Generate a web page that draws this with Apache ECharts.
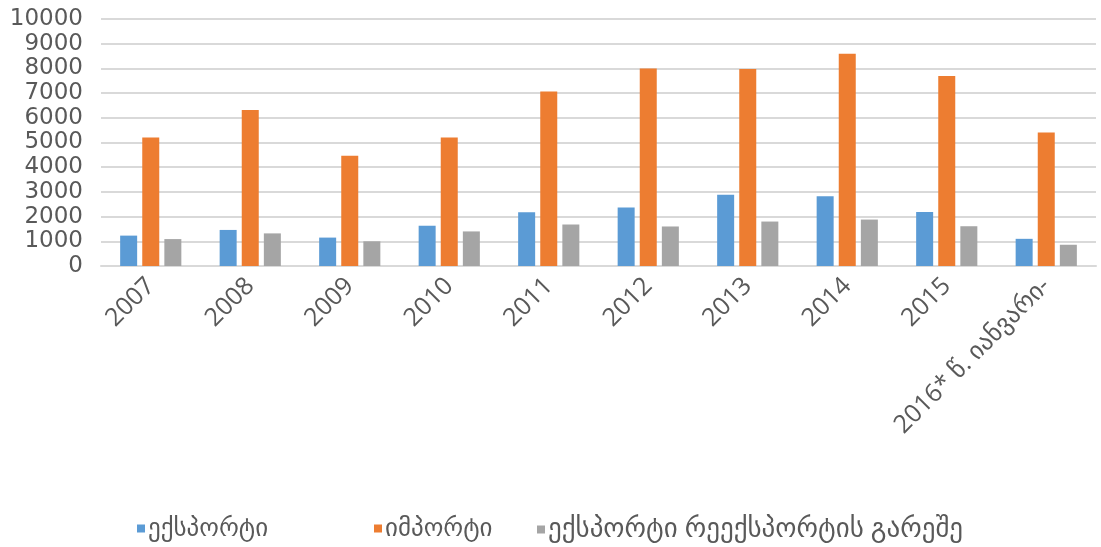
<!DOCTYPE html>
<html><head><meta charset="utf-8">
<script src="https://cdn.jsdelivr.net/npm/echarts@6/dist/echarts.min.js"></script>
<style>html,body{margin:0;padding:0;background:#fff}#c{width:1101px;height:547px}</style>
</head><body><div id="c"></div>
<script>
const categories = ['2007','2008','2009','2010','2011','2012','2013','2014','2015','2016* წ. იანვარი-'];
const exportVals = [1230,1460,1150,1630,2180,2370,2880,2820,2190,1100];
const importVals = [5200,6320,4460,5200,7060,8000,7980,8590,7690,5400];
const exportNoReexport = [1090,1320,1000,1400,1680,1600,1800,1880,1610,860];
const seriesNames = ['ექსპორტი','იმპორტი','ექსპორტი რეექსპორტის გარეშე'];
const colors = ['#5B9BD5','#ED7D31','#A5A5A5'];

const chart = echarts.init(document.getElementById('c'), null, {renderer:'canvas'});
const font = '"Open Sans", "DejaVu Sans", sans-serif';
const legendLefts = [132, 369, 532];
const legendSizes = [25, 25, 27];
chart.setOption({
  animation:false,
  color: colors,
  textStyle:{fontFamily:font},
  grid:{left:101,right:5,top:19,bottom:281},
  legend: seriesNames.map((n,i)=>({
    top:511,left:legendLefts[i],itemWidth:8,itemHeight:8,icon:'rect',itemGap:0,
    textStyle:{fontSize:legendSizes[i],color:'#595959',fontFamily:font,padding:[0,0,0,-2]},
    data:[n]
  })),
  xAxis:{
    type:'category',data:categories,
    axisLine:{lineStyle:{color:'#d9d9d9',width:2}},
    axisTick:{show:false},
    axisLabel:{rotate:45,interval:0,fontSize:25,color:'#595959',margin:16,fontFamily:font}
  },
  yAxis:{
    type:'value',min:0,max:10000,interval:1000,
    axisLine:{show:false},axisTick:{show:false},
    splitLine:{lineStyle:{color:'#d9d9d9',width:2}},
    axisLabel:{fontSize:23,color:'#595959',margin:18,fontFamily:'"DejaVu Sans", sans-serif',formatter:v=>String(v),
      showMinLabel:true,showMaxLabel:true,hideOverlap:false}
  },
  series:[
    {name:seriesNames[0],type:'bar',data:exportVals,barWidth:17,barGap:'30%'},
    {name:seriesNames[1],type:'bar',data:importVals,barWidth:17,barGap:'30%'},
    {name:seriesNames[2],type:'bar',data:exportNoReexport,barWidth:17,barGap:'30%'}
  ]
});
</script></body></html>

----------

### WHAT YOU ARE ASKED TO DO:
Reproduce the whole listing above word for word, but not its pictures.

### ANSWER TO THE EXERCISE:
Generate a web page that draws this with Apache ECharts.
<!DOCTYPE html>
<html><head><meta charset="utf-8">
<script src="https://cdn.jsdelivr.net/npm/echarts@6/dist/echarts.min.js"></script>
<style>html,body{margin:0;padding:0;background:#fff}#c{width:1101px;height:547px}</style>
</head><body><div id="c"></div>
<script>
const categories = ['2007','2008','2009','2010','2011','2012','2013','2014','2015','2016* წ. იანვარი-'];
const exportVals = [1230,1460,1150,1630,2180,2370,2880,2820,2190,1100];
const importVals = [5200,6320,4460,5200,7060,8000,7980,8590,7690,5400];
const exportNoReexport = [1090,1320,1000,1400,1680,1600,1800,1880,1610,860];
const seriesNames = ['ექსპორტი','იმპორტი','ექსპორტი რეექსპორტის გარეშე'];
const colors = ['#5B9BD5','#ED7D31','#A5A5A5'];

const chart = echarts.init(document.getElementById('c'), null, {renderer:'canvas'});
const font = '"Open Sans", "DejaVu Sans", sans-serif';
const legendLefts = [132, 369, 532];
const legendSizes = [25, 25, 27];
chart.setOption({
  animation:false,
  color: colors,
  textStyle:{fontFamily:font},
  grid:{left:101,right:5,top:19,bottom:281},
  legend: seriesNames.map((n,i)=>({
    top:511,left:legendLefts[i],itemWidth:8,itemHeight:8,icon:'rect',itemGap:0,
    textStyle:{fontSize:legendSizes[i],color:'#595959',fontFamily:font,padding:[0,0,0,-2]},
    data:[n]
  })),
  xAxis:{
    type:'category',data:categories,
    axisLine:{lineStyle:{color:'#d9d9d9',width:2}},
    axisTick:{show:false},
    axisLabel:{rotate:45,interval:0,fontSize:25,color:'#595959',margin:16,fontFamily:font}
  },
  yAxis:{
    type:'value',min:0,max:10000,interval:1000,
    axisLine:{show:false},axisTick:{show:false},
    splitLine:{lineStyle:{color:'#d9d9d9',width:2}},
    axisLabel:{fontSize:23,color:'#595959',margin:18,fontFamily:'"DejaVu Sans", sans-serif',formatter:v=>String(v),
      showMinLabel:true,showMaxLabel:true,hideOverlap:false}
  },
  series:[
    {name:seriesNames[0],type:'bar',data:exportVals,barWidth:17,barGap:'30%'},
    {name:seriesNames[1],type:'bar',data:importVals,barWidth:17,barGap:'30%'},
    {name:seriesNames[2],type:'bar',data:exportNoReexport,barWidth:17,barGap:'30%'}
  ]
});
</script></body></html>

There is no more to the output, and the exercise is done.